Category two: synthetic polymer sealant

A paint sealant is a cross-linked polymer compound. Where wax is an organic plant derivative, a sealant is an engineered synthetic product designed to resist the conditions that destroy wax.

Cross-linked polymer chains do not have a natural melting point the way an organic compound does. They are engineered to maintain structure under heat. They also resist UV photodegradation better than carnauba because the synthetic chemistry is more stable under radiation than an organic matrix. The result is a durability window of three to five months under Florida conditions – a genuine and meaningful improvement over wax.

Like wax, a polymer sealant is a topical coating. It sits on the clear coat surface rather than bonding to it at a molecular level. The polymer chains adhere through surface contact and form a protective film, but that film is distinct from the surface below it. Sustained UV, abrasion, and repeated washing gradually remove the degraded polymer from the surface. The failure mode is incremental depletion rather than sudden melting, but the endpoint is the same: the coating is gone and the clear coat is unprotected.

The application process is similar to wax – apply to a clean surface, allow to haze, buff off. Some sealants require a short cure window before they achieve full hardness. The surface preparation requirements are the same: clean, decontaminated paint produces better sealant adhesion than contaminated paint.

For the paint protection comparison in Florida, a polymer sealant is the right choice in specific circumstances: as a temporary protectant on a vehicle being prepped for ceramic coating, on high-mileage vehicles where the economics of ceramic do not pencil out, or on vehicles being sold in the near term.
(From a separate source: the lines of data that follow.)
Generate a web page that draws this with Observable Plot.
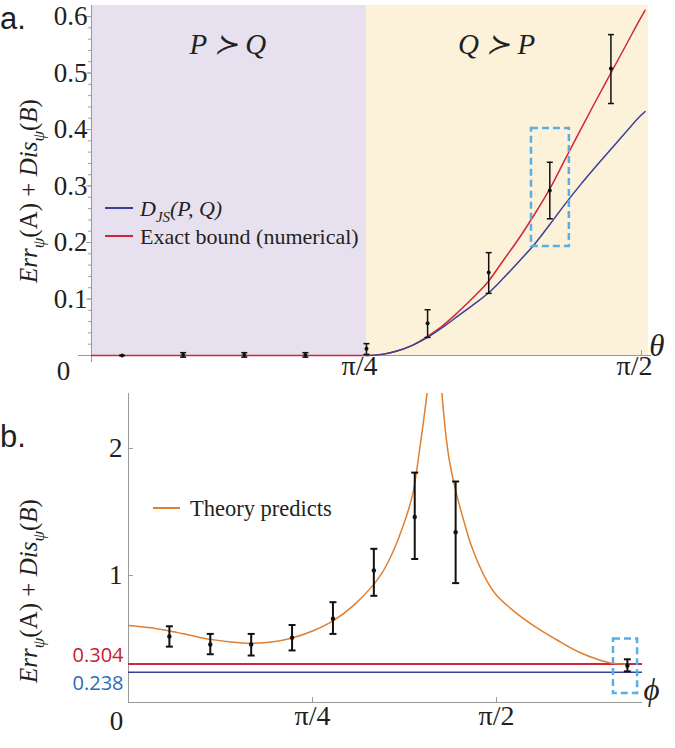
<!DOCTYPE html>
<html><head><meta charset="utf-8">
<script src="https://cdn.jsdelivr.net/npm/d3@7"></script>
<script src="https://cdn.jsdelivr.net/npm/@observablehq/plot@0.6"></script>
<style>
body{margin:0;background:#fff;}
#chart svg{display:block;overflow:visible;}
</style></head><body><div id="chart"></div>
<script>
// ---------- Panel a data (theta in degrees) ----------
const regionNames = ["P \u227B Q", "Q \u227B P"];
const regionStart = [0, 45];
const regionEnd = [45, 91.15];
const regionColors = ["#e7e1ef", "#fcf2da"];

const thetaPoints = [5, 15, 25, 35, 45, 55, 65, 75, 85];
const measuredA   = [0, 0.001, 0.001, 0.001, 0.012, 0.057, 0.147, 0.292, 0.508];
const measuredALo = [0, -0.003, -0.003, -0.003, 0.002, 0.032, 0.110, 0.242, 0.446];
const measuredAHi = [0, 0.005, 0.005, 0.005, 0.021, 0.081, 0.182, 0.342, 0.568];

const thetaExact = [0, 45, 47.5, 50, 52.5, 55, 57.5, 60, 62.5, 65, 67.5, 70, 72.5, 75, 77.5, 80, 82.5, 85, 87.5, 90, 90.6];
const exactBound = [0, 0, 0.002, 0.008, 0.018, 0.034, 0.053, 0.077, 0.103, 0.132, 0.170, 0.208, 0.250, 0.295, 0.347, 0.399, 0.450, 0.500, 0.550, 0.600, 0.611];

const thetaDJS = [45, 47.5, 50, 52.5, 55, 57.5, 60, 62.5, 65, 67.5, 70, 72.5, 75, 77.5, 80, 82.5, 85, 87.5, 90, 90.6];
const djs      = [0, 0.002, 0.008, 0.018, 0.032, 0.050, 0.070, 0.090, 0.111, 0.138, 0.167, 0.197, 0.232, 0.268, 0.302, 0.334, 0.365, 0.396, 0.426, 0.432];

const yTicksA = [0.1, 0.2, 0.3, 0.4, 0.5, 0.6];
const yMinorA = d3.range(0.02, 0.62, 0.02);
const xTicksA = [45, 90];
const xTickLabelsA = ["\u03C0/4", "\u03C0/2"];
const boxA = {x1: 72.0, x2: 78.2, y1: 0.193, y2: 0.402};

// ---------- Panel b data (phi in degrees) ----------
const phiPoints  = [10, 20, 30, 40, 50, 60, 70, 80, 122];
const measuredB   = [0.52, 0.457, 0.457, 0.51, 0.66, 1.04, 1.46, 1.34, 0.29];
const measuredBLo = [0.44, 0.38, 0.37, 0.41, 0.54, 0.84, 1.13, 0.94, 0.245];
const measuredBHi = [0.60, 0.54, 0.54, 0.61, 0.79, 1.21, 1.81, 1.74, 0.34];

const phiLeft    = [0, 5, 10, 15, 20, 25, 30, 35, 40, 45, 50, 55, 60, 62, 64, 66, 68, 69.5, 71.4, 73.4, 74.5];
const theoryLeft = [0.607, 0.59, 0.563, 0.53, 0.497, 0.477, 0.467, 0.476, 0.508, 0.563, 0.643, 0.763, 0.93, 1.02, 1.14, 1.29, 1.47, 1.64, 2.04, 2.54, 2.9];
const phiRight    = [75.8, 76.3, 77.5, 78.5, 80, 82, 84, 87.5, 90, 95, 100, 105, 110, 115, 118, 122];
const theoryRight = [3.0, 2.6, 2.14, 1.9, 1.67, 1.43, 1.22, 0.965, 0.845, 0.70, 0.585, 0.488, 0.40, 0.336, 0.31, 0.302];

const exactValue = 0.304;
const djsValue = 0.238;
const yTicksB = [1, 2];
const xTicksB = [45, 90];
const xTickLabelsB = ["\u03C0/4", "\u03C0/2"];
const boxB = {x1: 118.6, x2: 124.5, y1: 0.07, y2: 0.50};

// ---------- helpers ----------
const serif = "'Liberation Serif', 'DejaVu Serif', serif";
const sans = "'Liberation Sans', Arial, sans-serif";
const ink = "#231f20";
const axisGray = "#9a9a9a";
const red = "#d1263a", navy = "#3a3f99", orange = "#e07f2e", boxBlue = "#5aaee3";
const cap = (hw) => ({draw(ctx) { ctx.moveTo(-hw, 0); ctx.lineTo(hw, 0); }});
const stick = {draw(ctx, l) { ctx.moveTo(0, 0); ctx.lineTo(0, -l); }};

const regions = regionNames.map((name, i) => ({name, start: regionStart[i], end: regionEnd[i], color: regionColors[i]}));
const ptsA = thetaPoints.map((x, i) => ({x, v: measuredA[i], lo: measuredALo[i], hi: measuredAHi[i]}));
const exactData = thetaExact.map((x, i) => ({x, y: exactBound[i]}));
const djsData = thetaDJS.map((x, i) => ({x, y: djs[i]}));
const ptsB = phiPoints.map((x, i) => ({x, v: measuredB[i], lo: measuredBLo[i], hi: measuredBHi[i]}));
const theoryData = [
  ...phiLeft.map((x, i) => ({x, y: theoryLeft[i], branch: "L"})),
  ...phiRight.map((x, i) => ({x, y: theoryRight[i], branch: "R"}))
];

function rich(sel, parts, fs) {
  let shifted = false;
  for (const [t, k] of parts) {
    const ts = sel.append("tspan").text(t);
    if (k === "s") {
      ts.attr("font-size", fs * 0.68).attr("font-style", "italic").attr("dy", fs * 0.28);
      shifted = true;
    } else {
      ts.attr("font-style", k === "i" ? "italic" : "normal");
      if (shifted) { ts.attr("dy", -fs * 0.28); shifted = false; }
    }
  }
}
const yLabelParts = [["Err","i"],["\u03C8","s"],["(","n"],["A","n"],[") + ","n"],["Dis","i"],["\u03C8","s"],["(","n"],["B","i"],[")","n"]];

// ---------- Panel a ----------
const plotA = Plot.plot({
  width: 675, height: 390,
  marginLeft: 91, marginRight: 27, marginTop: 5, marginBottom: 35,
  x: {domain: [0, 91.15], axis: null},
  y: {domain: [0, 0.6195], axis: null},
  style: {fontFamily: serif, color: ink, background: "transparent"},
  marks: [
    Plot.rect(regions, {x1: "start", x2: "end", fill: "color"}),
    Plot.ruleY([0], {stroke: axisGray, insetLeft: -13, insetRight: -3}),
    Plot.ruleX([0], {stroke: axisGray, insetBottom: -7}),
    Plot.vector(yMinorA, {y: d => d, frameAnchor: "left", rotate: -90, length: 3, anchor: "start", shape: stick, stroke: axisGray, strokeWidth: 1}),
    Plot.vector(yTicksA, {y: d => d, frameAnchor: "left", rotate: -90, length: 5, anchor: "start", shape: stick, stroke: axisGray, strokeWidth: 1}),
    Plot.text(yTicksA, {y: d => d, text: d => d.toFixed(1), frameAnchor: "left", dx: -4, textAnchor: "end", fontSize: 27, fontFamily: serif, fill: ink}),
    Plot.vector(xTicksA, {x: d => d, frameAnchor: "bottom", rotate: 0, length: 5, anchor: "start", shape: stick, stroke: axisGray, strokeWidth: 1}),
    Plot.text(xTicksA, {x: d => d, text: (d, i) => xTickLabelsA[i], frameAnchor: "bottom", dy: 19, dx: -7, fontSize: 28, fontFamily: serif, fill: ink}),
    Plot.text([0], {x: d => d, y: d => d, text: () => "0", dx: -28, dy: 16, fontSize: 27, fontFamily: serif, fill: ink}),
    Plot.text(["\u03B8"], {frameAnchor: "bottom-right", text: d => d, dx: 16, dy: 0, fontSize: 31, fontStyle: "italic", fontFamily: serif, fill: ink}),
    Plot.text(regions, {x: (d, i) => [22.3, 66.3][i], y: () => 0.55, text: "name", fontSize: 29, fontStyle: "italic", fontFamily: serif, fill: ink}),
    Plot.line(exactData, {x: "x", y: "y", stroke: red, strokeWidth: 1.5, curve: "monotone-x"}),
    Plot.line(djsData, {x: "x", y: "y", stroke: navy, strokeWidth: 1.5, curve: "monotone-x"}),
    Plot.rect([boxA], {x1: "x1", x2: "x2", y1: "y1", y2: "y2", fill: "none", stroke: boxBlue, strokeWidth: 2.5, strokeDasharray: "7,4"}),
    Plot.ruleX(ptsA, {x: "x", y1: "lo", y2: "hi", stroke: "#111", strokeWidth: 1.5}),
    Plot.dot(ptsA, {x: "x", y: "lo", symbol: cap(3), stroke: "#111", fill: "none", strokeWidth: 1.5}),
    Plot.dot(ptsA, {x: "x", y: "hi", symbol: cap(3), stroke: "#111", fill: "none", strokeWidth: 1.5}),
    Plot.dot(ptsA, {x: "x", y: "v", r: 2, fill: "#111"})
  ]
});

// ---------- Panel b ----------
const plotB = Plot.plot({
  width: 675, height: 358,
  marginLeft: 128, marginRight: 33, marginTop: 3, marginBottom: 46,
  x: {domain: [0, 125.7], axis: null},
  y: {domain: [0, 2.433], axis: null},
  style: {fontFamily: serif, color: ink, background: "transparent"},
  marks: [
    Plot.ruleX([0], {stroke: axisGray}),
    Plot.ruleY([0], {stroke: axisGray}),
    Plot.vector(yTicksB, {y: d => d, frameAnchor: "left", rotate: 90, length: 4, anchor: "start", shape: stick, stroke: axisGray, strokeWidth: 1}),
    Plot.text(yTicksB, {y: d => d, text: d => String(d), frameAnchor: "left", dx: -6, textAnchor: "end", fontSize: 27, fontFamily: serif, fill: ink}),
    Plot.vector(xTicksB, {x: d => d, frameAnchor: "bottom", rotate: 0, length: 5, anchor: "start", shape: stick, stroke: axisGray, strokeWidth: 1}),
    Plot.text(xTicksB, {x: d => d, text: (d, i) => xTickLabelsB[i], frameAnchor: "bottom", dy: 22, fontSize: 28, fontFamily: serif, fill: ink}),
    Plot.text([0], {x: d => d, y: d => d, text: () => "0", dx: -12, dy: 19, fontSize: 27, fontFamily: serif, fill: ink}),
    Plot.text(["\u03D5"], {frameAnchor: "bottom-right", text: d => d, dx: 17, dy: -3, fontSize: 31, fontStyle: "italic", fontFamily: serif, fill: ink}),
    Plot.ruleY([exactValue], {y: d => d, stroke: red, strokeWidth: 2}),
    Plot.ruleY([djsValue], {y: d => d, stroke: navy, strokeWidth: 1.5}),
    Plot.text([exactValue], {y: d => d, text: d => d.toFixed(3), fill: "#c8202f", frameAnchor: "left", dx: -5, dy: -8, textAnchor: "end", fontSize: 20, fontFamily: "'Open Sans', sans-serif"}),
    Plot.text([djsValue], {y: d => d, text: d => d.toFixed(3), fill: "#2b6cb3", frameAnchor: "left", dx: -5, dy: 11.5, textAnchor: "end", fontSize: 20, fontFamily: "'Open Sans', sans-serif"}),
    Plot.line(theoryData, {x: "x", y: "y", z: "branch", stroke: orange, strokeWidth: 1.5, curve: "catmull-rom", clip: true}),
    Plot.rect([boxB], {x1: "x1", x2: "x2", y1: "y1", y2: "y2", fill: "none", stroke: boxBlue, strokeWidth: 2.5, strokeDasharray: "7,4"}),
    Plot.ruleX(ptsB, {x: "x", y1: "lo", y2: "hi", stroke: "#111", strokeWidth: 2}),
    Plot.dot(ptsB, {x: "x", y: "lo", symbol: cap(3.5), stroke: "#111", fill: "none", strokeWidth: 2}),
    Plot.dot(ptsB, {x: "x", y: "hi", symbol: cap(3.5), stroke: "#111", fill: "none", strokeWidth: 2}),
    Plot.dot(ptsB, {x: "x", y: "v", r: 2.2, fill: "#111"})
  ]
});

// ---------- annotations: panel labels, axis titles, legends ----------
function annotate(svgEl, cfg) {
  const s = d3.select(svgEl);
  s.append("text").attr("x", 0).attr("y", cfg.panelY).attr("text-anchor", "start")
    .attr("font-family", sans).attr("font-size", 31).attr("fill", ink).text(cfg.panel);
  const yl = s.append("text").attr("transform", `translate(${cfg.ylx},${cfg.yly}) rotate(-90)`)
    .attr("text-anchor", "middle").attr("dy", "0.35em").attr("font-family", serif).attr("font-size", 25).attr("fill", ink);
  rich(yl, yLabelParts, 25);
  cfg.legend.forEach((L) => {
    s.append("line").attr("x1", L.x1).attr("x2", L.x2).attr("y1", L.y).attr("y2", L.y).attr("stroke", L.color).attr("stroke-width", 2);
    const t = s.append("text").attr("x", L.tx).attr("y", L.y).attr("dy", "0.35em").attr("text-anchor", "start")
      .attr("font-family", serif).attr("font-size", L.fs).attr("fill", ink);
    rich(t, L.parts, L.fs);
  });
}
annotate(plotA, {panel: "a.", panelY: 29, ylx: 28, yly: 191, legend: [
  {x1: 105, x2: 133, y: 208, tx: 140, fs: 22, color: navy, parts: [["D","i"],["JS","s"],["(P, Q)","i"]]},
  {x1: 105, x2: 133, y: 236, tx: 140, fs: 22, color: red, parts: [["Exact bound (numerical)","n"]]}
]});
annotate(plotB, {panel: "b.", panelY: 57, ylx: 28, yly: 201, legend: [
  {x1: 153, x2: 180, y: 118, tx: 190, fs: 22.5, color: orange, parts: [["Theory predicts","n"]]}
]});

const root = document.getElementById("chart");
root.appendChild(plotA);
root.appendChild(plotB);
</script></body></html>
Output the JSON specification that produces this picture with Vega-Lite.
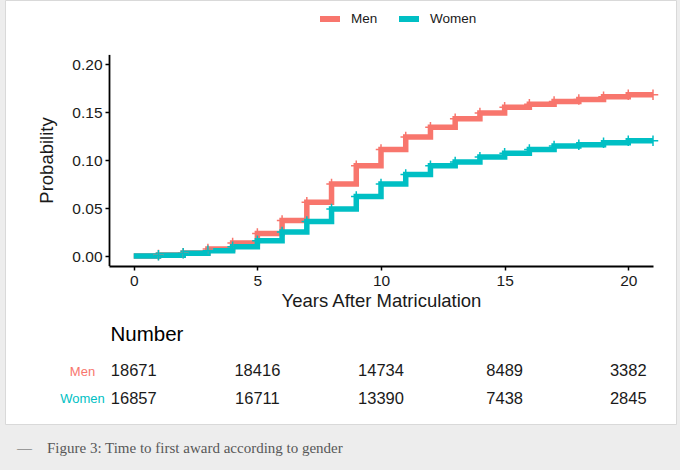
{
  "$schema": "https://vega.github.io/schema/vega-lite/v6.json",
  "autosize": "none",
  "width": 671,
  "height": 424,
  "padding": {"left": 5, "top": 0, "right": 4, "bottom": 46},
  "background": "#ededed",
  "config": {
    "view": {"fill": "#ffffff", "stroke": "#d9d9d9", "strokeWidth": 1},
    "font": "Liberation Sans"
  },
  "title": {
    "text": "—\u2003Figure 3: Time to first award according to gender",
    "orient": "bottom",
    "anchor": "start",
    "frame": "group",
    "dx": 12,
    "offset": 17,
    "font": "Liberation Serif",
    "fontSize": 15,
    "fontWeight": "normal",
    "color": "#585858"
  },
  "datasets": {
    "curve": [
      {"sex": "Men", "year": 0, "p": 0},
      {"sex": "Men", "year": 1, "p": 0.001},
      {"sex": "Men", "year": 2, "p": 0.003},
      {"sex": "Men", "year": 3, "p": 0.0073},
      {"sex": "Men", "year": 4, "p": 0.0135},
      {"sex": "Men", "year": 5, "p": 0.0235},
      {"sex": "Men", "year": 6, "p": 0.037},
      {"sex": "Men", "year": 7, "p": 0.056},
      {"sex": "Men", "year": 8, "p": 0.075},
      {"sex": "Men", "year": 9, "p": 0.094},
      {"sex": "Men", "year": 10, "p": 0.111},
      {"sex": "Men", "year": 11, "p": 0.124},
      {"sex": "Men", "year": 12, "p": 0.134},
      {"sex": "Men", "year": 13, "p": 0.143},
      {"sex": "Men", "year": 14, "p": 0.149},
      {"sex": "Men", "year": 15, "p": 0.155},
      {"sex": "Men", "year": 16, "p": 0.158},
      {"sex": "Men", "year": 17, "p": 0.161},
      {"sex": "Men", "year": 18, "p": 0.163},
      {"sex": "Men", "year": 19, "p": 0.166},
      {"sex": "Men", "year": 20, "p": 0.168},
      {"sex": "Men", "year": 21, "p": 0.168},
      {"sex": "Women", "year": 0, "p": 0},
      {"sex": "Women", "year": 1, "p": 0.0007},
      {"sex": "Women", "year": 2, "p": 0.0028},
      {"sex": "Women", "year": 3, "p": 0.0055},
      {"sex": "Women", "year": 4, "p": 0.0097},
      {"sex": "Women", "year": 5, "p": 0.016},
      {"sex": "Women", "year": 6, "p": 0.025},
      {"sex": "Women", "year": 7, "p": 0.036},
      {"sex": "Women", "year": 8, "p": 0.049},
      {"sex": "Women", "year": 9, "p": 0.062},
      {"sex": "Women", "year": 10, "p": 0.075},
      {"sex": "Women", "year": 11, "p": 0.085},
      {"sex": "Women", "year": 12, "p": 0.094},
      {"sex": "Women", "year": 13, "p": 0.098},
      {"sex": "Women", "year": 14, "p": 0.103},
      {"sex": "Women", "year": 15, "p": 0.107},
      {"sex": "Women", "year": 16, "p": 0.111},
      {"sex": "Women", "year": 17, "p": 0.1145},
      {"sex": "Women", "year": 18, "p": 0.116},
      {"sex": "Women", "year": 19, "p": 0.118},
      {"sex": "Women", "year": 20, "p": 0.12},
      {"sex": "Women", "year": 21, "p": 0.12}
    ],
    "risk": [
      {"sex": "Men", "year": 0, "n": 18671},
      {"sex": "Men", "year": 5, "n": 18416},
      {"sex": "Men", "year": 10, "n": 14734},
      {"sex": "Men", "year": 15, "n": 8489},
      {"sex": "Men", "year": 20, "n": 3382},
      {"sex": "Women", "year": 0, "n": 16857},
      {"sex": "Women", "year": 5, "n": 16711},
      {"sex": "Women", "year": 10, "n": 13390},
      {"sex": "Women", "year": 15, "n": 7438},
      {"sex": "Women", "year": 20, "n": 2845}
    ]
  },
  "encoding": {
    "x": {
      "field": "year",
      "type": "quantitative",
      "scale": {"domain": [-1, 21], "range": [104, 648], "nice": false, "zero": false},
      "axis": {
        "title": "Years After Matriculation",
        "values": [0, 5, 10, 15, 20],
        "offset": -158,
        "grid": false,
        "domainColor": "#000000",
        "domainWidth": 1.8,
        "tickColor": "#000000",
        "tickWidth": 1.5,
        "tickSize": 4,
        "labelFontSize": 15.5,
        "labelColor": "#1a1a1a",
        "labelPadding": 3,
        "labelFlush": false,
        "titleFontSize": 18.5,
        "titleFontWeight": "normal",
        "titleColor": "#1a1a1a",
        "titlePadding": 3
      }
    }
  },
  "layer": [
    {
      "data": {"name": "curve"},
      "mark": {"type": "line", "interpolate": "step-after", "strokeWidth": 5.5, "strokeCap": "butt", "strokeJoin": "miter"},
      "encoding": {
        "y": {
          "field": "p",
          "type": "quantitative",
          "scale": {"domain": [-0.01, 0.21], "range": [265.6, 54.4], "nice": false, "zero": false},
          "axis": {
            "title": "Probability",
            "values": [0, 0.05, 0.1, 0.15, 0.2],
            "format": ".2f",
            "offset": -104,
            "grid": false,
            "domainColor": "#000000",
            "domainWidth": 1.8,
            "tickColor": "#000000",
            "tickWidth": 1.5,
            "tickSize": 4,
            "labelFontSize": 15.5,
            "labelColor": "#1a1a1a",
            "labelPadding": 3,
            "labelFlush": false,
            "titleFontSize": 18.5,
            "titleFontWeight": "normal",
            "titleColor": "#1a1a1a",
            "titlePadding": 15
          }
        },
        "color": {
          "field": "sex",
          "type": "nominal",
          "scale": {"domain": ["Men", "Women"], "range": ["#F8766D", "#00BFC4"]},
          "legend": {
            "title": null,
            "orient": "none",
            "direction": "horizontal",
            "legendX": 312,
            "legendY": 6,
            "padding": 0,
            "symbolType": "M-1,0H1",
            "symbolSize": 400,
            "symbolStrokeWidth": 6,
            "symbolOpacity": 1,
            "labelFontSize": 13.5,
            "labelColor": "#1a1a1a",
            "labelOffset": 8,
            "columnPadding": 9
          }
        }
      }
    },
    {
      "data": {"name": "curve"},
      "transform": [{"filter": "datum.year >= 1"}],
      "mark": {"type": "point", "shape": "M0,-1V1M-1,0H1", "filled": false, "size": 110, "strokeWidth": 1.5, "opacity": 1},
      "encoding": {
        "y": {
          "field": "p",
          "type": "quantitative",
          "scale": {"domain": [-0.01, 0.21], "range": [265.6, 54.4], "nice": false, "zero": false},
          "axis": null
        },
        "color": {"field": "sex", "type": "nominal"}
      }
    },
    {
      "data": {"name": "risk"},
      "mark": {"type": "text", "fontSize": 16.5, "color": "#1a1a1a", "align": "center", "baseline": "middle"},
      "encoding": {
        "y": {
          "field": "sex",
          "type": "nominal",
          "scale": {"type": "point", "domain": ["Men", "Women"], "range": [371, 398.5], "padding": 0},
          "axis": {
            "orient": "left",
            "offset": -104,
            "domain": false,
            "ticks": false,
            "tickSize": 0,
            "grid": false,
            "labelPadding": 27,
            "labelAlign": "center",
            "labelFontSize": 13,
            "labelColor": {"condition": {"test": "datum.value === 'Men'", "value": "#F8766D"}, "value": "#00BFC4"},
            "title": "Number",
            "titleAngle": 0,
            "titleAlign": "left",
            "titleBaseline": "middle",
            "titleX": 1,
            "titleY": 334,
            "titleFontSize": 20.5,
            "titleFontWeight": "normal",
            "titleColor": "#000000"
          }
        },
        "text": {"field": "n", "type": "quantitative", "format": "d"}
      }
    }
  ],
  "resolve": {"scale": {"y": "independent"}, "axis": {"y": "independent"}}
}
It provides real protection at a lower per-application cost than ceramic.

What it does not do is provide durability comparable to ceramic coating. The carnauba wax vs synthetic sealant comparison narrows significantly in Florida relative to northern climates, because the heat that collapses wax durability also pushes sealants toward the low end of their rated windows. In Minnesota, the gap between wax and sealant durability is dramatic. In Pasco County, both fail faster than their labels suggest, and the more meaningful comparison is sealant versus ceramic coating.

Category three: ceramic coating

Ceramic coating chemistry is built around silicon dioxide, which is the primary compound in glass. When a properly formulated SiO2 coating is applied to prepared clear coat and allowed to cure, the silica molecules form a semi-permanent bond with the clear coat surface at the molecular level.

This distinction is load-bearing. A wax or sealant sits on the surface as a separate film. A ceramic coating integrates with the surface. Once cured, it is not a layer that can be washed off, abraded by light contact, or degraded by UV radiation at the rate of organic or synthetic polymer compounds. The bonded silica is chemically stable under the UV and heat conditions that destroy topical coatings.

The practical results are different in kind, not just in degree. Hydrophobic chemistry built into the ceramic surface causes water to sheet off in large, fast-moving beads rather than spreading into a thin film that evaporates and leaves mineral deposits. In Pasco County and North Hillsborough communities on well water – where calcium and magnesium mineral loads are high – this sheeting behavior reduces water spot formation materially. The water leaves before it concentrates.

A rated ceramic coating is also harder than the clear coat below it. A 9H hardness rating on a ceramic layer means light abrasion that would scratch bare clear coat is absorbed by the ceramic surface instead. This is not scratch-proofing. A key dragged across the surface will still cut through ceramic and into the clear coat. The protection is against the micro-abrasion that accumulates through washing, light contact, and environmental debris – the kind that produces swirl marks on unprotected paint.

Durability is two to five years under Pasco County conditions when properly applied and maintained. That number assumes correct prep, correct application, and a maintenance schedule that keeps the surface clean and the hydrophobic properties intact.

The prep requirement is where most durability is won or lost. Ceramic coating bonds to whatever surface it encounters. Contamination, oxidation, and swirl marks present at application are sealed under the coating. They do not worsen, but they also do not disappear. Full decontamination and any necessary paint correction must precede the coating application. A ceramic coating over compromised clear coat does not produce the results the chemistry is capable of – it preserves the compromised surface rather than the corrected one. Paint correction before ceramic coating explains what that prep work involves and why it is not optional.

The Florida recommendation

If the vehicle will be owned for more than one year and parks outside regularly in Pasco County or North Hillsborough, the rational choice for Florida paint protection is ceramic coating. The reasons are not subtle.

Carnauba wax requires six to eight applications per year to maintain continuous paint protection in this climate. Each application requires a clean, contaminant-free surface. The cumulative labor and material cost across six to eight annual applications over a five-year ownership period exceeds the cost of a single ceramic coating application by a significant margin, while providing inferior protection in the intervals between applications.

A polymer sealant at two to three applications per year is better economically and better as protection. It is still not as durable or as protective as ceramic coating chemistry. The best car paint protection option in Florida is ceramic coating applied over corrected paint. This is not a close comparison.

The vehicles for which wax or sealant remain the practical answer: high-mileage daily drivers approaching end of useful life, vehicles with paint in poor enough condition that correction would be cost-prohibitive, vehicles being prepped for sale within the next six months. In those cases, a quality polymer sealant provides meaningful protection without the upfront investment that ceramic coating requires.

For every other vehicle in regular daily use in the Tampa Bay area climate – UV index 10 to 11, summer panel temperatures that breach 150 degrees, lovebug seasons in May and September, and well-water mineral deposits that etch paint within hours – ceramic coating is the correct answer. It is the only protection tier that is chemically stable under Florida’s actual operating conditions.